1.    For starters, collapse the silos and let (force?) the marketing folk to hang with the technical gurus. Break down the compartments they live in so marketers get a sense of the detail involved, and so technical folks get a sense of what the brand stands for. Conversation has a great way of opening eyes and freeing fingers on keyboards.

2.    Establish expertise. Technical documentation goes a long way toward setting up a company—and the people who make up the company—as experts. Naturally, it goes without saying that documentation must be clear, brief, to the point, appropriate and well-organized—all the excellent stuff that sets the expert from someone who just rambles endlessly.

3.    Write to the brand. Logos properly used, of course. Observe graphic standards and color palettes? Check. But even more important is the tone of the brand.
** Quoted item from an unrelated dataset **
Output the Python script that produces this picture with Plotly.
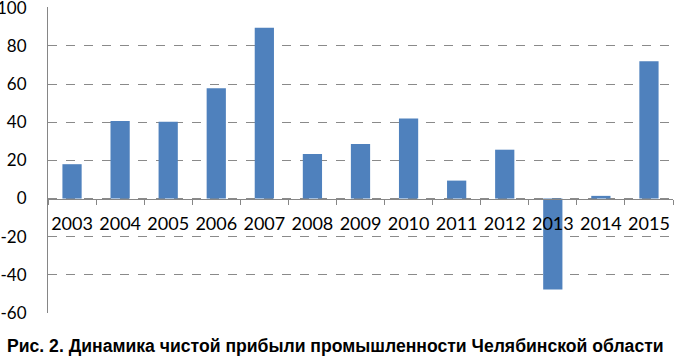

Send your marketing copywriters and technical writers to lunch some day and make them talk about the tone their respective communication tools take. These two groups should find shared enthusiasm for their target audiences.

4.    Create even more points of contact with your loyal customer base. Good technical documentation explains operation, theory (a little, anyway), safety, service, troubleshooting and along the way creates multiple opportunities for dialogue. Does this sound like a staffing issue? Perhaps it is, but maintaining brand loyalty is a full-time job and is a vertical movement that runs through an entire organization.